Hacker News new | ask | show | jobs
by samuelknight 13 days ago
Some of these comments miss the advantage of diffusion. This is will have a big impact on edge devices, such as your phone or the GPU in your computer.

An LLM's decoder computes tokens one-at-a-time because attention has to account for each previous token. The existing LLM decoders scale well when you have enough load to batch many inferences together. Diffusion of limited benefit there. On edge you have a different problem: your inference accelerator is starved while sloshing GB of weights back and forth from RAM. That's because the consumer RAM like LPDDRx/GDDRx is lower bandwidth than HBM, and the requests are serial so you can't batch compute common weights. Diffusion can compute tokens in parallel which relieves the memory bandwidth bottle neck.

2 comments

Edge devices don't just have limited memory bandwidth though, they also have very limited compute.
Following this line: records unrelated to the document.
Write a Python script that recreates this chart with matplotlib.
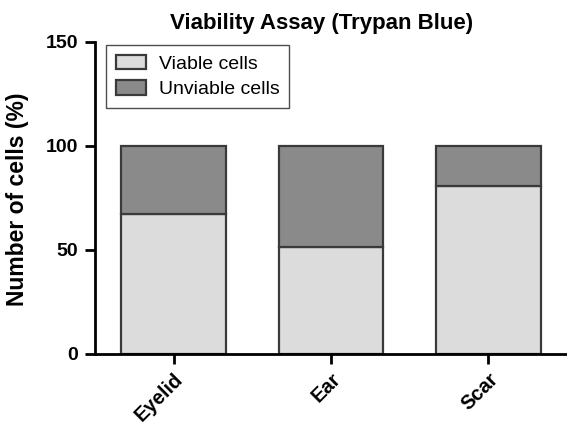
import matplotlib
matplotlib.use("Agg")
import matplotlib.pyplot as plt
import numpy as np

plt.rcParams['font.family'] = ['Liberation Sans', 'DejaVu Sans']

categories = ["Eyelid", "Ear", "Scar"]
viable = [67.2, 51.3, 80.9]
unviable = [32.8, 48.7, 19.1]
yticks = [0, 50, 100, 150]

fig = plt.figure(figsize=(5.67, 4.26), dpi=100)
ax = fig.add_axes([95/567, 72/426, 472/567, 312/426])

x = np.arange(len(categories))
w = 0.667
ec = '#3a3a3a'
ax.bar(x, viable, w, color='#dcdcdc', edgecolor=ec, linewidth=1.6, label='Viable cells', zorder=2)
ax.bar(x, unviable, w, bottom=viable, color='#8a8a8a', edgecolor=ec, linewidth=1.6, label='Unviable cells', zorder=2)

ax.set_xlim(-0.5, 2.5)
ax.set_ylim(0, 150)
ax.set_yticks(yticks)
ax.set_yticklabels([str(t) for t in yticks], fontsize=14, fontweight='bold')
ax.set_xticks(x)
ax.set_xticklabels(categories, fontsize=14.5, fontweight='bold', rotation=45, ha='right', va='top', rotation_mode='anchor')

for s in ['top', 'right']:
    ax.spines[s].set_visible(False)
for s in ['left', 'bottom']:
    ax.spines[s].set_linewidth(2.0)
    ax.spines[s].set_color('black')
ax.tick_params(axis='both', width=2.0, length=7, direction='out', colors='black')
ax.tick_params(axis='x', pad=4)
ax.tick_params(axis='y', pad=5)

ax.set_ylabel("Number of cells (%)", fontsize=16.5, fontweight='bold')
ax.yaxis.set_label_coords(-0.14, 0.495)
fig.text(322/567, (426-29)/426, "Viability Assay (Trypan Blue)", fontsize=16, fontweight='bold',
         ha='center', va='baseline')

leg = ax.legend(loc='upper left', bbox_to_anchor=(0.0233, 0.5, 0.388, 0.49), mode='expand', borderaxespad=0,
                fontsize=14, frameon=True, fancybox=False, edgecolor='#222222',
                handlelength=1.55, handleheight=0.77, handletextpad=0.67, borderpad=0.5, labelspacing=0.38)
leg.get_frame().set_linewidth(1.0)

fig.savefig("out.png", dpi=100)
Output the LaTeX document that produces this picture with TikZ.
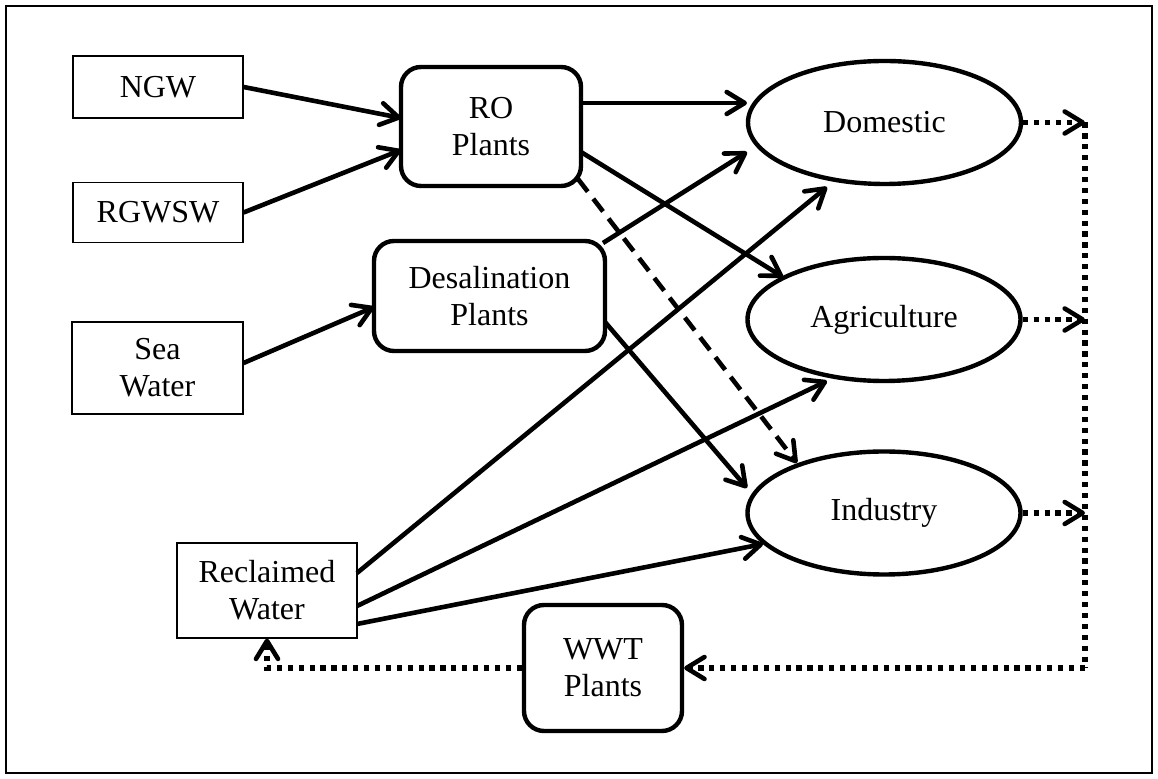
\documentclass[tikz,border=0pt]{standalone}
\usepackage{fontspec}
\setmainfont{Liberation Serif}
\usetikzlibrary{arrows.meta,shapes.geometric,calc}
\begin{document}
\begin{tikzpicture}[x=0.5pt,y=-0.5pt,
  font=\fontsize{16}{18.4}\selectfont,
  thinbox/.style={draw,line width=0.6pt,inner sep=0pt,align=center},
  plantbox/.style={draw,line width=2.2pt,rounded corners=10pt,inner sep=0pt,align=center},
  usebox/.style={draw,ellipse,line width=2.2pt,inner sep=0pt,minimum width=136.5pt,minimum height=61.5pt},
  flow/.style={line width=2.3pt,-{Straight Barb[length=9pt,width=11pt,round]}},
  dflow/.style={flow,dash pattern=on 8pt off 4.5pt},
  rflow/.style={line width=2.6pt,dash pattern=on 2.6pt off 2.85pt},
  rarrow/.style={rflow,-{Straight Barb[length=9pt,width=11pt,round,line width=2.3pt]}}
]
\useasboundingbox (0,0) rectangle (1158,779);
\draw[line width=0.6pt] (6,6) rectangle (1152,773);

\node[thinbox,minimum width=85pt,minimum height=31pt] (NGW) at (158,87) {NGW};
\node[thinbox,minimum width=85pt,minimum height=30pt] (RGW) at (158,212.5) {RGWSW};
\node[thinbox,minimum width=85.5pt,minimum height=46pt] (Sea) at (157.5,368) {Sea\\Water};
\node[thinbox,minimum width=90pt,minimum height=47.5pt] (Rec) at (267,590.5) {Reclaimed\\Water};

\node[plantbox,minimum width=90pt,minimum height=59.5pt] (RO) at (491,126.5) {RO\\Plants};
\node[plantbox,minimum width=115.5pt,minimum height=55pt] (Des) at (489.5,296) {Desalination\\Plants};
\node[plantbox,minimum width=79pt,minimum height=63pt] (WWT) at (603,668) {WWT\\Plants};

\node[usebox] (Dom) at (884.5,122.5) {Domestic};
\node[usebox] (Agr) at (884,319.5) {Agriculture};
\node[usebox] (Ind) at (884,513) {Industry};

% sources to plants
\draw[flow] (NGW.east) -- ($(RO)+(-90,-8.5)$);
\draw[flow] (RGW.east) -- ($(RO)+(-90,23.5)$);
\draw[flow] ($(Sea.east)+(0,-5)$) -- ($(Des)+(-115.5,11)$);

% plants to uses
\draw[flow] ($(RO)+(90,-23.5)$) -- ($(Dom)+(-137.5,-19.5)$);
\draw[flow] ($(RO)+(90,25.5)$) -- ($(Agr)+(-101,-42.5)$);
\draw[dflow] ($(RO)+(87,52.5)$) -- ($(Ind)+(-87,-50)$);
\draw[flow] ($(Des)+(113.5,-53)$) -- ($(Dom)+(-137.5,29.5)$);
\draw[flow] ($(Des)+(115.5,26)$) -- ($(Ind)+(-137,-25)$);

% reclaimed water to uses
\draw[flow] ($(Rec)+(90,-17.5)$) -- ($(Dom)+(-57.5,64.5)$);
\draw[flow] ($(Rec)+(90,15.5)$) -- ($(Agr)+(-57,61.5)$);
\draw[flow] ($(Rec)+(90,33.5)$) -- ($(Ind)+(-121,31)$);

% return flows
\coordinate (top) at (1085,122.5);
\coordinate (bot) at (1085,668);
\draw[rarrow] (Dom.east) -- (Dom.east -| bot);
\draw[rarrow] (Agr.east) -- (Agr.east -| bot);
\draw[rarrow] (Ind.east) -- (Ind.east -| bot);
\draw[rflow] (top) -- (bot);
\draw[rarrow] (bot) -- (WWT.east);
\draw[rarrow] (WWT.west) -- (WWT.west -| Rec.south) -- (Rec.south);
\end{tikzpicture}
\end{document}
To the extent where you don't actually need all that much batching to saturate their viable compute and run into obvious thermal/power limits. (It's just not true that "requests are inherently serial" in edge inference; any time you have multiple requests (i.e. "chats") in flight, batching becomes applicable if you have enough memory capacity for the KV caches.) I'm not sure how diffusion models are supposed to help there, if they simply take more compute for lower-quality outcomes and a dubious saving in memory bandwidth.
Forgot to mention it previously, but this might be a good model for a narrow slice of midrange systems that really are more skewed towards compute than memory bandwidth, but also don't have enough memory capacity to effectively use batching. (E.g. top-of-the-range consumer GPUs, or earlier generations of datacenter GPUs.) Although you do also compete with things like MTP there, which is targeting a similar tradeoff, or with denser models featuring a similar amount of total parameters. So I'd say that the jury is very much still out, even in that narrow space. Diffusion models are also apparently very hard to scale to a hundred-billion or trillion parameter count, since the way you train them is completely different to the usual one-token-at-a-time models.
You’re mostly right but conflating attention with autoregressive/causal which is the real issue that prevents you from using more compute

You can use diffusion with attention, and this model does in fact use attention

Yes, I should have said autoregressive.